The problem is, there's a bunch of decisions with auth, which have to be made, but aren't really important. What should the name of the auth token header be? What should be the format of the responses? These decisions are like deciding what side of the road to drive on: it doesn't matter which side of the road you drive on, as long as everyone drives on the same side of the road. The function of a standard is to decide what side of the road everyone drives on.

OAuth isn't a standard. It's just a description of all the various homegrown third-party auth systems that anyone has implemented over HTTP, with only the absolute worst patterns weeded out. None of the shareholders wanted to re-implement their third-party auth, so they just made sure their flavor of auth made it into the standard.

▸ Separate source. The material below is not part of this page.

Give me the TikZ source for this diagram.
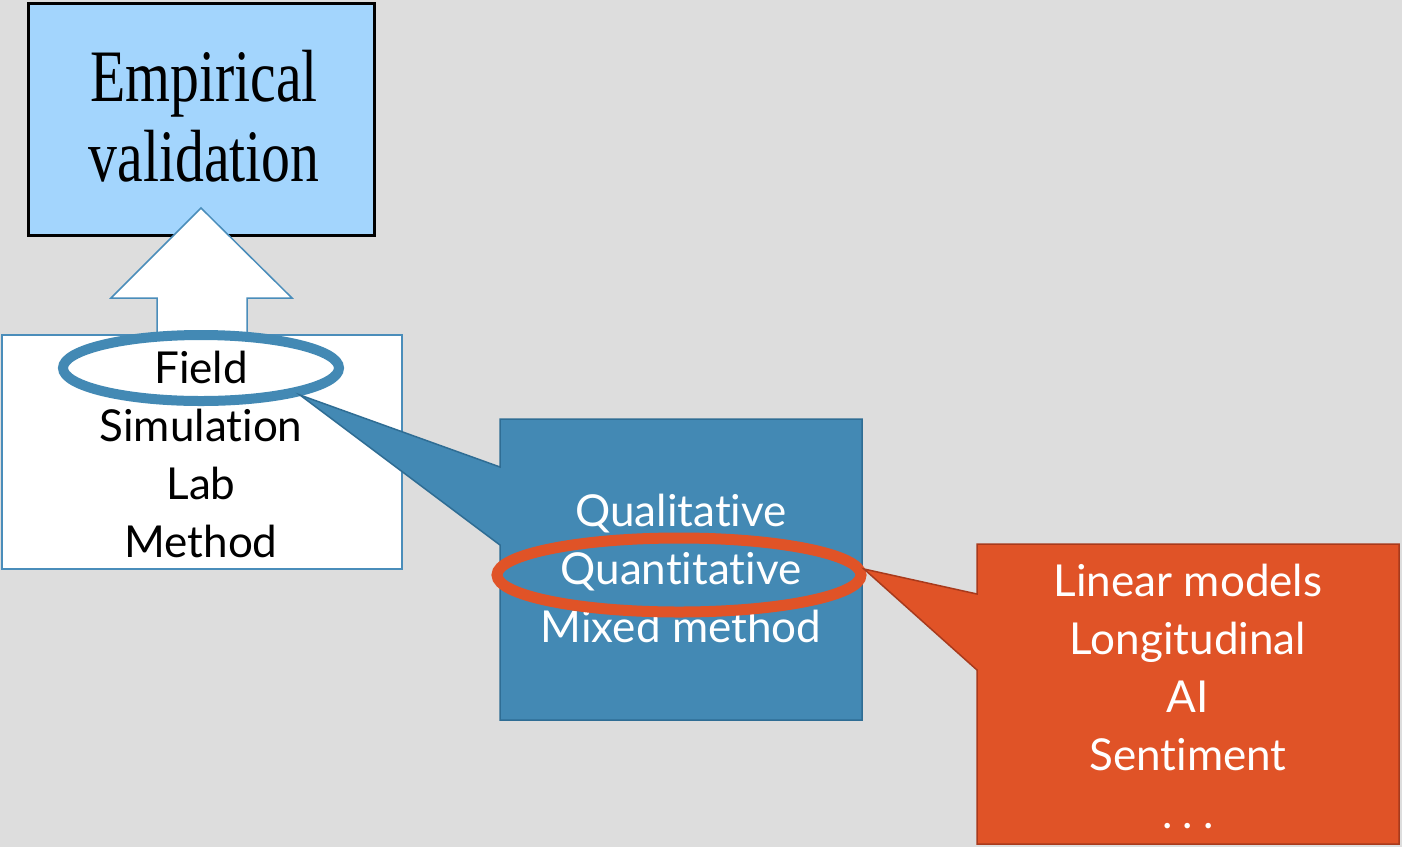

It's like if the Europeans and the Americans got together to standardize the side of the road that everyone drives on, and the standard they came up with is "You have two options for which side of the road to drive on, the right or the left."

Until a group of visionaries with enough clout to make the world fall in line creates an actual standard, OAuth is going to continue to be crap. And there's strong disincentive to do that: if you agree to conform to a standard that isn't exactly what you've already implemented, then that means you have to reimplement. A few years' pain conforming everyone to a standard would significantly drive humanity forward--an incomprehensible amount of developer hours have been spent writing custom OAuth integrations, and an actual standard would allow us to write libraries around it that everyone could use. But corporations don't care about pushing humanity forward when it's contrary to their bottom line.